The most striking difference between Oxford University and the majority of American—and British—universities, after tutorials, is the collegiate system. Students who apply to Oxford University are admitted to one of its 38 colleges and 6 permanent private halls, which are spread throughout the city of Oxford. Permanent private halls operate roughly the same as the colleges, except that they have a specific religious affiliation. The colleges and halls are independent entities, rather like states in the US, with the university being the ‘federal government’ that oversees them. The colleges are all relatively small, the largest being St. Catherine’s College (my college!) with about 800 graduate and undergraduate students. Many of the colleges are significant smaller, with some halls having fewer than 100 students. The small size encourages a strong sense of community, as well as strong inter-collegiate rivalries.
The age of the colleges varies from those founded in the 13th century (University, Merton, and Balliol Colleges) to newcomers like St. Catherine’s in 1963 and Green Templeton in 2008 (from a merger of Green and Templeton Colleges). Due to the immense age of the university, the architecture of Oxford spans the centuries from medieval to gothic to modern, and everything in between. The character of each college also varies widely. Each one has something that it is famous for and that it prides itself on. Christ Church has its beautiful cathedral and meadow, Worcester (pronounced “Wooster”) has its brightly colored chapel and its orchard, St. Catherine’s has its open, modern architecture and very friendly atmosphere, and so on. Every Oxford college is unique.
Despite their differences, the colleges all share the same basic structure and function. Each college accepts students for almost any course of study; although some rarer subjects are only found in the larger colleges. Each college also houses its students, provides a dining hall, laundry facilities, a gym, and pretty much everything you would expect a college to have. Every college has a library, and most also have a chapel, some of which, such as Christ Church Cathedral, are truly spectacular. The colleges also tend to have the cheapest bars in town, as well as lounges (called Junior, Middle, and Senior Common Rooms for the undergraduates, grad students, and faculty respectively). The Common Rooms are also the names for the student government of each college.
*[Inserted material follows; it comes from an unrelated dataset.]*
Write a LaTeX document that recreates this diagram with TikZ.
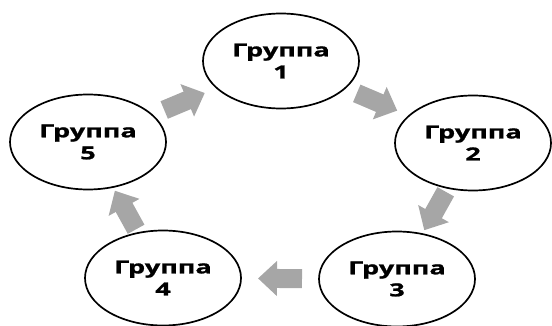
\documentclass[tikz,border=0pt]{standalone}
\usepackage{fontspec}
\setmainfont{Open Sans}
\newfontfamily\groupfont[FakeStretch=1.5,FakeBold=1.2]{Open Sans Bold}
\usetikzlibrary{shapes.geometric,arrows.meta,calc}
\definecolor{flowgray}{HTML}{A6A6A6}
\tikzset{
  group/.style={ellipse, draw=black, line width=1.7pt, fill=white,
    minimum width=156pt, minimum height=95pt, inner sep=0pt,
    align=center, font=\groupfont\fontsize{18}{22}\selectfont},
  flow/.style={draw=flowgray, line width=19pt, line cap=butt,
    -{Triangle[length=19pt,width=34pt]}}
}
\begin{document}
\begin{tikzpicture}[x=1pt,y=1pt]
  \useasboundingbox (0,0) rectangle (552,325);
  % the five groups of the cycle
  \node[group] (g1) at (281,264) {Группа\\1};
  \node[group] (g2) at (473,182) {Группа\\2};
  \node[group] (g3) at (397,46)  {Группа\\3};
  \node[group] (g4) at (163,47)  {Группа\\4};
  \node[group] (g5) at (88,183)  {Группа\\5};
  % block arrows between neighbouring groups
  \foreach \a/\b in {g1/g2, g2/g3, g3/g4, g4/g5, g5/g1} {
    \coordinate (m) at ($(\a)!0.5!(\b)$);
    \draw[flow] ($(m)!22pt!(\a)$) -- ($(m)!22pt!(\b)$);
  }
\end{tikzpicture}
\end{document}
Although much of student life is centered in college, much of a student’s academic life is often found outside of it. Every academic department has its own center located somewhere in the city, and most departments either have or share a library. Additionally, all tutors are affiliated with a college, and will generally hold their tutorials in their respective college or department headquarters. Lectures are held all throughout the university, some in departmental offices, some in libraries, some in colleges, and some in the university’s Examination Schools (where the end of the year exams are held, hence the name). Many clubs and societies are also university-wide, with their meetings held anywhere that is most convenient for the majority of their members. As a result, students find themselves travelling all over the beautiful city of Oxford during their three years at university, surrounded by the “dreaming spires”.